Filter the entries below, keeping every line that has the word "this".
── Supplied records
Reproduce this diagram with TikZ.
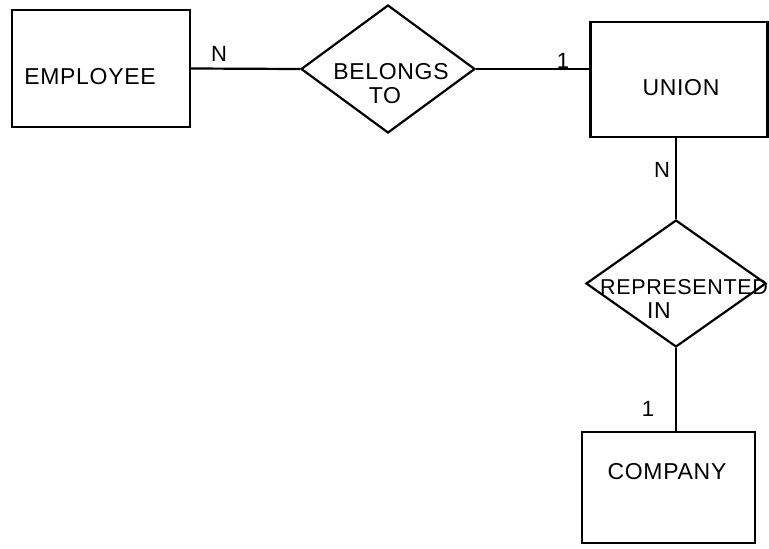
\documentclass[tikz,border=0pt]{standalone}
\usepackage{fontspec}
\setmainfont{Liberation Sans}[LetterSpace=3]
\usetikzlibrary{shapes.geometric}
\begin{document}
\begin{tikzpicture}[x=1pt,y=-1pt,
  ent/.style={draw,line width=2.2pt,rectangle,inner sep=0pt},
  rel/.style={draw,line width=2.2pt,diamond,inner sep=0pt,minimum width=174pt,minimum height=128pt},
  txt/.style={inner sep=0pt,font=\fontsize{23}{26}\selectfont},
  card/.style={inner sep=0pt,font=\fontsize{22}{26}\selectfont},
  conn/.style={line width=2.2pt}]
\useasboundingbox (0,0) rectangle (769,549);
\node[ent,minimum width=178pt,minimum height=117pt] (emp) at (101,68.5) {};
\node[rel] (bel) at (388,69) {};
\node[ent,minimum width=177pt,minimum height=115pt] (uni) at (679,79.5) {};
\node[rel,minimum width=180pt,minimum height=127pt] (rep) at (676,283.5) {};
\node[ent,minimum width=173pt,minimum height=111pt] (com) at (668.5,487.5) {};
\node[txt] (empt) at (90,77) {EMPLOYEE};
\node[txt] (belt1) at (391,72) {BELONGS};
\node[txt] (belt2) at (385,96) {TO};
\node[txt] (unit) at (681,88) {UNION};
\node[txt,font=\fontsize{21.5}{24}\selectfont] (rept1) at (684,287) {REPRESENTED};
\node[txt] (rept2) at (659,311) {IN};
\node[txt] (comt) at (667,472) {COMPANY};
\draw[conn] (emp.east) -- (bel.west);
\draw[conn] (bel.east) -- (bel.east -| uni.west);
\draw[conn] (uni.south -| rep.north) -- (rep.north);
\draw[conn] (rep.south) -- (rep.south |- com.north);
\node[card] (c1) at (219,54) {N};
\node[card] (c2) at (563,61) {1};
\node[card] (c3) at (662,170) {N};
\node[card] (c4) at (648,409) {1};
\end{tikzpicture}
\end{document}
────
── Supplied records
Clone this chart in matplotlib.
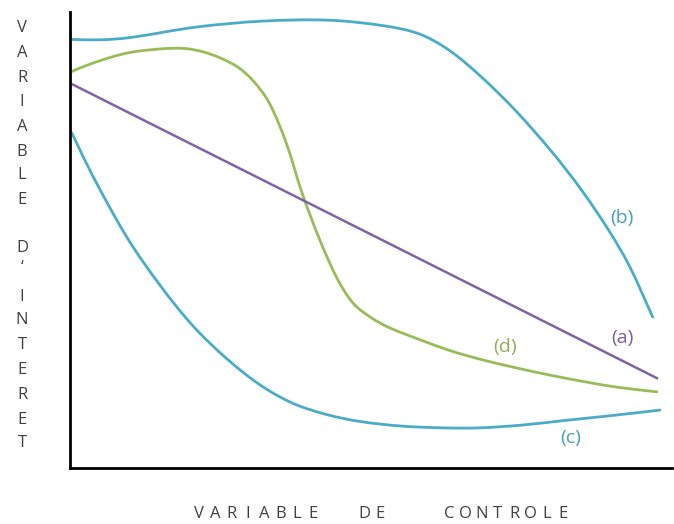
────
── Supplied records
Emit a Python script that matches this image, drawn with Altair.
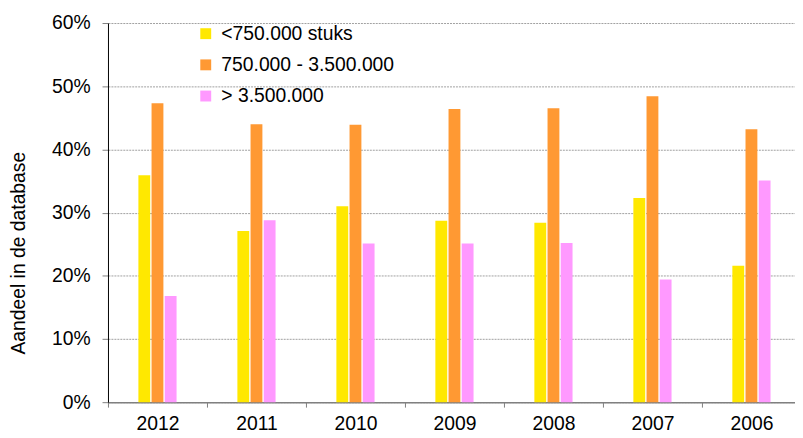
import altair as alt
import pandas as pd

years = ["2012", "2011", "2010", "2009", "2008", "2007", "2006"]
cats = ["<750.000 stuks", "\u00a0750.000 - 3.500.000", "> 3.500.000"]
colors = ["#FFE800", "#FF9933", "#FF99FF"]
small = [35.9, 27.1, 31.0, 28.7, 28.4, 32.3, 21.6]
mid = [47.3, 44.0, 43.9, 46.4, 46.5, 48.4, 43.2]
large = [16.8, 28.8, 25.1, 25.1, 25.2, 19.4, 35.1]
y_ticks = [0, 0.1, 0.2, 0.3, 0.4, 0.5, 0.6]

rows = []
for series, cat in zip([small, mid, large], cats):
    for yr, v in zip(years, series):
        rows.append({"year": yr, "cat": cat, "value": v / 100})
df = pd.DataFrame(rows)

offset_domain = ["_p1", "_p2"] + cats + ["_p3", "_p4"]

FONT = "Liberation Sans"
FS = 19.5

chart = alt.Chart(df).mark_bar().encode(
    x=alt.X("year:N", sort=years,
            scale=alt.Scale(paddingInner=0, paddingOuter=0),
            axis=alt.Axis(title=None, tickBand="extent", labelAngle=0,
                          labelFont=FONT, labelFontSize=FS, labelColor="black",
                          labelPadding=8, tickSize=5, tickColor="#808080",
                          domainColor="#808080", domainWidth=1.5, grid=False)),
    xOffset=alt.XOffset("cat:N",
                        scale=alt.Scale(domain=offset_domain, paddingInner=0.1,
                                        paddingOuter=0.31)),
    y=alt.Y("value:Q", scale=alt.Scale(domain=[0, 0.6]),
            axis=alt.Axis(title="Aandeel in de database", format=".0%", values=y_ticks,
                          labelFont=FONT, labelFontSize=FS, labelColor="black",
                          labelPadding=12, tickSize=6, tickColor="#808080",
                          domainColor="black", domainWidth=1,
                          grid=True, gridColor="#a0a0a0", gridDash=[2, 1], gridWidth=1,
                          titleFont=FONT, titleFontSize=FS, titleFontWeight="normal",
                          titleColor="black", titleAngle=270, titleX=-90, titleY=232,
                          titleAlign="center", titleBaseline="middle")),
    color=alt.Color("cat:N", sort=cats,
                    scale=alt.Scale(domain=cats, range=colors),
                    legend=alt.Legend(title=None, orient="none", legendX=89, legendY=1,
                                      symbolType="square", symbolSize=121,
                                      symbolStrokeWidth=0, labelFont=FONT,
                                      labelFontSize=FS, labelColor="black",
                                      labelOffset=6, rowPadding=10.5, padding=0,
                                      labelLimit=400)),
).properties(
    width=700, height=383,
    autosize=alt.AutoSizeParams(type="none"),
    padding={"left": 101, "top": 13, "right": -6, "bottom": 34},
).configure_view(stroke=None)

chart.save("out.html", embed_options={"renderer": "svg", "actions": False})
────
Full solution =>
Reproduce this diagram with TikZ.
Clone this chart in matplotlib.
Emit a Python script that matches this image, drawn with Altair.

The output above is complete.